Doublex

What We Already Knew

A huge new survey of campus sexual assault is long on percentages, short on insights.

This study, unfortunately, is more concerned with calculating averages than with disentangling the differences along a spectrum.

Photo illustration by Lisa Larson-Walker. Photo by Shutterstock.

The Association of American Universities’ much-anticipated report on sexual assault—a survey that compiled responses from more than 150,000 students at 27 universities—is out today, and it confirms that the situation on campus is as bad as you probably already thought it was. Some bullet points:

One-third of female college seniors reported that they had been the victims of nonconsensual sexual contact at least once since enrolling in college.

• For transgender, queer, and other gender-nonconforming seniors, the number was an even higher 39.1 percent.

• Just 38.9 percent of students thought reporting sexual misconduct would result in campus officials taking action.

Not encouraging and not surprising.

These numbers are roughly consistent with findings of previous studies; if anything, they’re a little higher than the results of the seminal 2007 study that gave us the grim axiom “1-in-5.”—but the authors acknowledge that could be due to the low response rate of 19.3 percent, and the possibility that people who’d experienced misconduct were more likely to participate. As always, the authors had to deal with the challenge of conveying uniform definitions in an area where every experience is intensely individual; for this reason, they didn’t use loaded words such as rape and assault, instead trying to precisely describe situations. But this could’ve caused confusion as well as averted it.

The most interesting thing in the AAU study isn’t what’s on the page, but a question that hovers, frustratingly, between the lines. “The study found a wide range of variation across the 27 [institutions],” the authors write in the executive summary. Fascinating! Here we’re going to get at something exciting and new: The AAU is a prestigious higher education trade group, and by encouraging its members—ranging from Ivies such as Brown and Cornell to flagship state schools such as the University of Texas–Austin and Ohio State University—to submit to the same set of questions, it’s created a rare window into different factors and approaches that create sexual culture on campus.

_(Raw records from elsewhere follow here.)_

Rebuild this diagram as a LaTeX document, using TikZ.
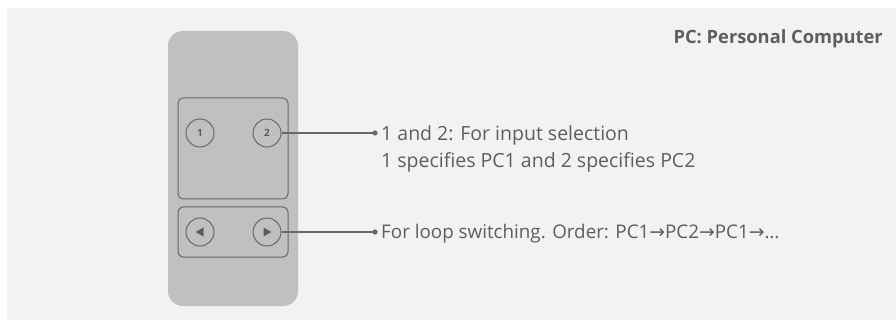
\documentclass[tikz,border=0pt]{standalone}
\usepackage{fontspec}
\setmainfont{Open Sans}
\newfontfamily\arrowfont{DejaVu Sans}
\usetikzlibrary{positioning}
\definecolor{paper}{HTML}{F2F2F1}
\definecolor{casing}{HTML}{C0C0C2}
\definecolor{ink}{HTML}{5E5E5E}
\definecolor{wire}{HTML}{686868}
\newcommand{\rarr}{{\arrowfont\char"2192}}

\begin{document}
\begin{tikzpicture}[x=1pt, y=-1pt,
  key/.style={draw=wire, line width=1pt, circle, minimum size=28pt, inner sep=0pt,
    font=\fontsize{10}{10}\selectfont\bfseries, text=ink},
  panel/.style={draw=wire, line width=1pt, rounded corners=5pt},
  note/.style={anchor=base west, inner sep=0pt, text=ink, font=\fontsize{19.5}{22}\selectfont},
  lead/.style={draw=wire, line width=1.6pt}]
\useasboundingbox (0,0) rectangle (896,320);
\fill[paper] (7,8) rectangle (896,320);

% remote control
\fill[casing, rounded corners=15pt] (168,31) rectangle (298,306);
\draw[panel] (178,98) rectangle (288,199);
\draw[panel] (178,207) rectangle (288,257);

\node[key] (one) at (200,133) {1};
\node[key] (two) at (267,133) {2};
\node[key] (prev) at (200,232) {};
\node[key] (next) at (267,232) {};
\fill[ink, shift={(prev.center)}] (-4.5,0) -- (3.5,-4.5) -- (3.5,4.5) -- cycle;
\fill[ink, shift={(next.center)}] (4.5,0) -- (-3.5,-4.5) -- (-3.5,4.5) -- cycle;

% leader lines
\coordinate (selDot) at (375,133);
\coordinate (loopDot) at (375,232);
\draw[lead] (two) -- (selDot);
\draw[lead] (next) -- (loopDot);
\fill[wire] (selDot) circle (2.6);
\fill[wire] (loopDot) circle (2.6);

% notes
\node[note] (selA) at (381,141) {1 and 2: For input selection};
\node[note] (selB) at (381,168) {1 specifies PC1 and 2 specifies PC2};
\node[note, font=\fontsize{18.8}{22}\selectfont] (loopA) at (381,239) {For loop switching. Order: PC1\rarr PC2\rarr PC1\rarr\dots};
\node[note, anchor=base east, font=\fontsize{18.3}{22}\selectfont\bfseries] (legend) at (883,44) {PC: Personal Computer};
\end{tikzpicture}
\end{document}
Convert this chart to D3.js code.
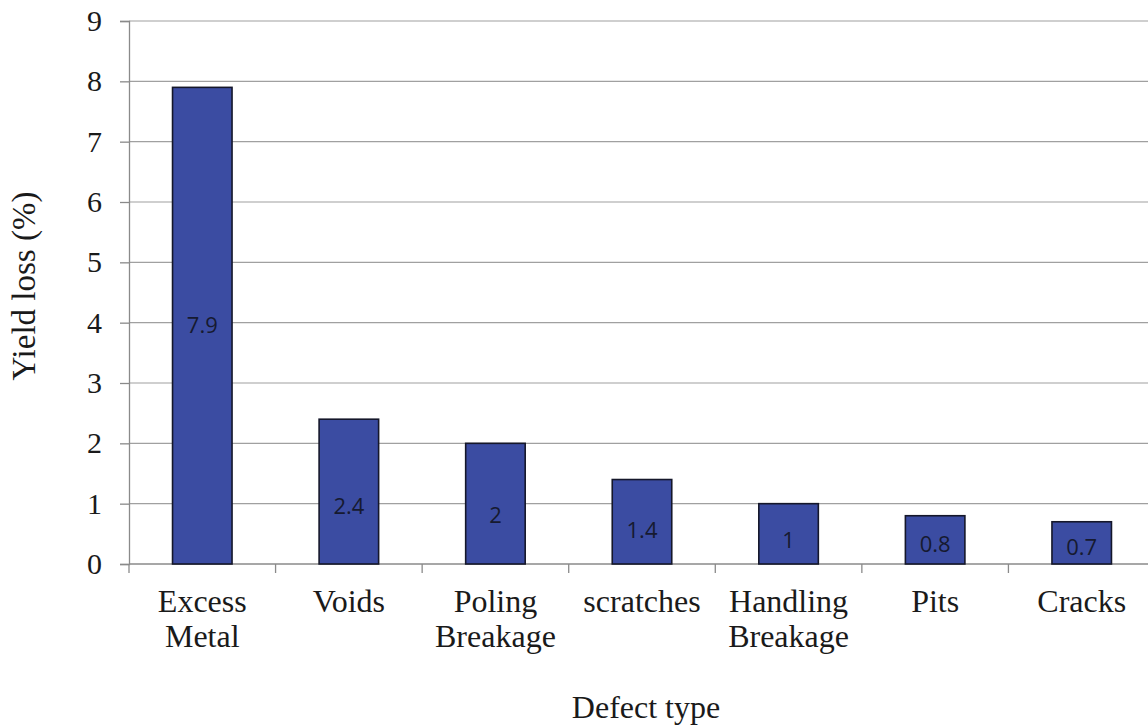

So, what did the study authors do with this unusual array of data?

“The analyses did not find a clear explanation for why there is such wide variation,” they write. “Some university characteristics, such as size, were correlated with certain outcomes. But the correlation was not particularly strong.”

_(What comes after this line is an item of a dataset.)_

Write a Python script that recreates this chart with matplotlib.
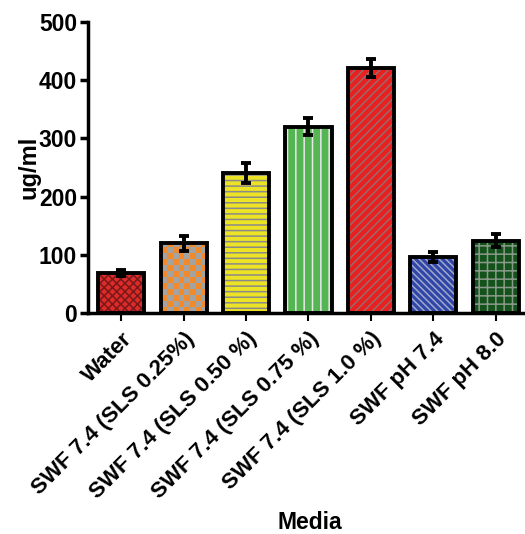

This stymied, vaguely apologetic sentiment appears so often in the report that it becomes a refrain. Across the 27 schools, the rate of students who reported nonconsensual sexual contact involving force or incapacitation (as opposed to coercion or lack of affirmative consent, two other categories the researchers used) varied from 13 percent to 30 percent. For undergraduates, private universities had a higher rate than public ones (25.3 percent versus 22.8 percent); for graduate and professional students, that trend was reversed. Don’t ask why.

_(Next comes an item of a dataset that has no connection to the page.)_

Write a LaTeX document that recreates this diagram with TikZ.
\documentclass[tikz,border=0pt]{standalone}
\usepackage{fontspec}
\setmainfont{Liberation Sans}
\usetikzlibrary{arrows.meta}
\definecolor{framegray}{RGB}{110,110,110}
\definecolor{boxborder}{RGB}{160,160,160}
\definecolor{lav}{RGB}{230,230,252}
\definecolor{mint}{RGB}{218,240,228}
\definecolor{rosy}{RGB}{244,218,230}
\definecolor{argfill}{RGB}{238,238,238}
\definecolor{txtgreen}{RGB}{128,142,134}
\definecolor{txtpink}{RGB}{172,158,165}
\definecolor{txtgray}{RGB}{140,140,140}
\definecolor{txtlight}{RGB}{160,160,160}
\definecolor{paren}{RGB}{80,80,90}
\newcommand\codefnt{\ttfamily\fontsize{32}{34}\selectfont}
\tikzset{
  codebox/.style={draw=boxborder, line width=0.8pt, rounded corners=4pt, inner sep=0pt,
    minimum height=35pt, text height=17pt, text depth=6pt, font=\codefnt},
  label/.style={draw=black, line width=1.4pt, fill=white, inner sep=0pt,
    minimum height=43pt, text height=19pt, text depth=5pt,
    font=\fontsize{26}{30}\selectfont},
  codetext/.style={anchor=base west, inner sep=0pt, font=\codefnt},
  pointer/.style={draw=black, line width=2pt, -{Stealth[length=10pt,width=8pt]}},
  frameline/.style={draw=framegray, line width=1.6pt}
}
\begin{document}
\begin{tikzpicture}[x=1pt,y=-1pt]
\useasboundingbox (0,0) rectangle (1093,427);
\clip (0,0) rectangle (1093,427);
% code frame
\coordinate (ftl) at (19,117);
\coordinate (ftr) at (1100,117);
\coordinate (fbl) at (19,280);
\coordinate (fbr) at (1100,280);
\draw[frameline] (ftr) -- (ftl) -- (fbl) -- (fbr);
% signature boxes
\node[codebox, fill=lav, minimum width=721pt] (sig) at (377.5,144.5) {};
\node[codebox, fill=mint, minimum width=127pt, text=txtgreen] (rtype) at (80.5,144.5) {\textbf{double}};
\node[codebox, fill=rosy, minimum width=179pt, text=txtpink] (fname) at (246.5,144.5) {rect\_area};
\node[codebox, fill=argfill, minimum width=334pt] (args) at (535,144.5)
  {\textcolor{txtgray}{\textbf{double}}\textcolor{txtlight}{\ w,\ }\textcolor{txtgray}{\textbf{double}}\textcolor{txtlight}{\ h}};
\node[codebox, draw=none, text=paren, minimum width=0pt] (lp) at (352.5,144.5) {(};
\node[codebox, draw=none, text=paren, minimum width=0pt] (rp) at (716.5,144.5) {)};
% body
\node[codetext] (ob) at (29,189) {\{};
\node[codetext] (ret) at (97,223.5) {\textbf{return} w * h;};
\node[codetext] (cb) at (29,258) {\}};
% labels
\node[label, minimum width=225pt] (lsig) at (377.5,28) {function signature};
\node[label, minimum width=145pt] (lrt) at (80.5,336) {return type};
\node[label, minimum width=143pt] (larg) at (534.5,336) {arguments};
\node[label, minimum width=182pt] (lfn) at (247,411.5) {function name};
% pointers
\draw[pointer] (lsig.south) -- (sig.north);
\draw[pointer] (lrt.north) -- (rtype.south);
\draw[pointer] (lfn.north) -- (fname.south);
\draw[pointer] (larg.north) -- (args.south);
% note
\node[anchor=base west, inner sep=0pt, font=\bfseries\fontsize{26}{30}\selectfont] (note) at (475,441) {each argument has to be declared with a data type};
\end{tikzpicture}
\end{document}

Likewise, the proportion of female undergrads who reported having sexual encounters in which the other person did not obtain affirmative consent goes as low as 5 percent at some schools, as high as 21 percent at others. Smaller campuses had higher rates than large ones, and private schools had higher rates than public ones. Are there reasons for this? Are more negative reports actually a sign of an improving sexual climate—one where students are sharply aware of their boundaries and rights—or of a particularly malignant one? These are the kinds of things it would be helpful to know.

This study, unfortunately, is more concerned with calculating averages than with disentangling the differences along a spectrum. This raises questions that are as old as the women’s movement, but to which we still don’t have good answers: What is rape culture? Is it any culture where rape happens? What factors—from institutional identity, to social traditions, to disciplinary code—combat such a culture and instead promote equality on campus? What factors undermine sexual safety and respect?

One of the most interesting nuggets in the AAU study is a bit of empirical proof that students experience their campus’s sexual climates differently. “Male students are more optimistic than females” about how their campus community will respond to an assault—for example, about 60 percent of men think it is “very or extremely likely” that other students would support a victim who reported an incident; only about half of women agree. This, again, should not come as a shock—but it does underscore how nebulous campus culture can be, and yet how important it is to the way students feel and the decisions they make.

The AAU has always said that it planned to publish aggregate results from its survey, and to let members decide what they wanted to do with their individual slices of the dataset. For good reason, observers never expected to see those numbers. But Monday, in an unexpected show of the-universe-is-not-always-terrible, schools have been handing them over to the Washington Post.

With that information in hand, and with some further investigation, maybe we could begin to understand why, for example, 19 percent of undergraduate women at Iowa State University and 20 percent at the University of Florida report being victims of some nonconsensual sexual contact, compared to 26 percent at Harvard and 28 percent at Dartmouth. Understanding even subtle differences could help us do something constructive about this universal problem. So far, this study mostly tells us that the problem exists—something we should already know.